Question

How do you solve the inequality \[12 + 10w \geqslant 8(w + 12)\]?

Answer 1

Hint: An inequality compares two values, showing if one is less than, greater than, or simply not equal to another value. Here we need to solve for ‘w’ which is a variable. Solving the given inequality is very like solving equations and we do most of the same thing but we must pay attention to the direction of inequality\[( \leqslant , > )\]. We have a simple linear equation type inequality and we can solve this easily.

Complete step-by-step solution:
Given \[12 + 10w \geqslant 8(w + 12)\]
We need to solve for ‘w’.
Expand the brackets we have,
\[12 + 10w \geqslant 8w + \left( {12 \times 8} \right)\]
\[12 + 10w \geqslant 8w + 96\]
Since we know that the direction of inequality doesn’t change if we add or subtract a number on both sides. We subtract ‘8w’ on both sides of the inequality we have,
\[12 + 10w - 8w \geqslant 8w - 8w + 96\]
\[12 + 2w \geqslant 96\]
Similarly we subtract 12 on both side of the inequality,
\[12 - 12 + 2w \geqslant 96 - 12\]
\[2w \geqslant 84\]
We divide the whole inequality by 2 we have,
\[w \geqslant \dfrac{{84}}{2}\]
\[w \geqslant 42\]
Thus the solution of \[12 + 10w \geqslant 8(w + 12)\] is \[w \geqslant 42\].
We can write it in the interval form. That is \[[42,\infty )\].

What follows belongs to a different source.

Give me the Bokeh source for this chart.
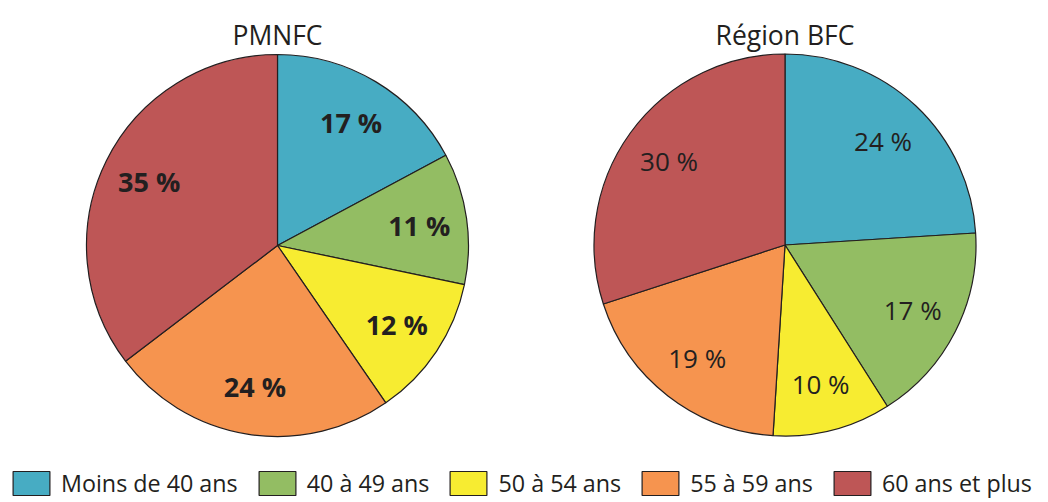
import numpy as np
from bokeh.plotting import figure
from bokeh.models import ColumnDataSource, Range1d, Legend, LegendItem
from bokeh.core.properties import value
from bokeh.embed import file_html
from bokeh.resources import INLINE

categories = ["Moins de 40 ans", "40 à 49 ans", "50 à 54 ans", "55 à 59 ans", "60 ans et plus"]
colors = ["#47ACC3", "#93BD63", "#F7EC31", "#F6944F", "#BE5656"]
pie_titles = ["PMNFC", "Région BFC"]
pmnfc_values = [17, 11, 12, 24, 35]
bfc_values = [24, 17, 10, 19, 30]

TEXT = "#231F20"
FONT = "Open Sans"

W, H = 1048, 502
# data units = screen pixels; y measured upward from page bottom
p = figure(width=W, height=H, x_range=Range1d(0, W), y_range=Range1d(0, H),
           output_backend="svg", toolbar_location=None, min_border=0)
p.axis.visible = False
p.grid.visible = False
p.outline_line_color = None

R = 191
centers = [(277, H - 245), (784.5, H - 244.5)]
label_frac = 0.75

renderers = []
for (cx, cy), vals, title, bold in zip(centers, [pmnfc_values, bfc_values], pie_titles, [True, False]):
    v = np.array(vals, dtype=float)
    frac = v / v.sum()
    cum = np.concatenate([[0.0], np.cumsum(frac)])
    start = np.pi / 2 - 2 * np.pi * cum[:-1]
    end = np.pi / 2 - 2 * np.pi * cum[1:]
    mid = (cum[:-1] + cum[1:]) / 2 * 2 * np.pi
    src = ColumnDataSource(dict(
        x=[cx] * len(v), y=[cy] * len(v), start=start, end=end, color=colors,
        lx=cx + R * label_frac * np.sin(mid), ly=cy + R * label_frac * np.cos(mid),
        label=[f"{int(a)} %" for a in vals],
    ))
    r = p.wedge(x="x", y="y", radius=R, start_angle="start", end_angle="end", direction="clock",
                fill_color="color", line_color=TEXT, line_width=1.2, source=src)
    renderers.append(r)
    p.text(x="lx", y="ly", text="label", source=src, text_align="center", text_baseline="middle",
           text_font=value(FONT), text_font_size="27px" if bold else "26px", text_color=TEXT,
           text_font_style="bold" if bold else "normal")
    p.text(x=[cx], y=[H - 34], text=[title], text_align="center", text_baseline="alphabetic",
           text_font=value(FONT), text_font_size="26.5px", text_color=TEXT)

items = [LegendItem(label=c, renderers=[renderers[0]], index=i) for i, c in enumerate(categories)]
legend = Legend(items=items, orientation="horizontal", location=(8, 3),
                glyph_width=46, glyph_height=30, label_standoff=7, spacing=16,
                padding=0, margin=0, border_line_color=None, background_fill_alpha=0,
                label_text_font=FONT, label_text_font_size="23.3px", label_text_color=TEXT)
p.add_layout(legend)

open("out.html", "w").write(file_html(p, INLINE))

Note: If we take a value of ‘w’ in \[[42,\infty )\] and put it in \[12 + 10w \geqslant 8(w + 12)\], it satisfies. That is
Let put \[w = 43\] in \[12 + 10w \geqslant 8(w + 12)\],
\[\Rightarrow 12 + 10(43) \geqslant 8(43 + 12)\]
\[\Rightarrow 12 + 10(43) \geqslant 8(43 + 12)\]
\[\Rightarrow 12 + 430 \geqslant 8(55)\]
\\Rightarrow [442 \geqslant 440\]
That is 442 is greater than 440 and it is correct. We also take \[w = 42\] which will satisfy.

We know that \[a \ne b\] says that ‘a’ is not equal to ‘b’. \[a > b\] means that ‘a’ is less than ‘b’. \[a < b\] means that ‘a’ is greater than ‘b’. These two are known as strict inequality. \[a \geqslant b\] means that ‘a’ is less than or equal to ‘b’. \[a \leqslant b\] means that ‘a’ is greater than or equal to ‘b’.

The direction of inequality do not change in these cases:
i) Add or subtract a number from both sides.
ii) Multiply or divide both sides by a positive number.
iii) Simplify a side.
The direction of the inequality change in these cases:
i) Multiply or divide both sides by a negative number.
ii) Swapping left and right hand sides.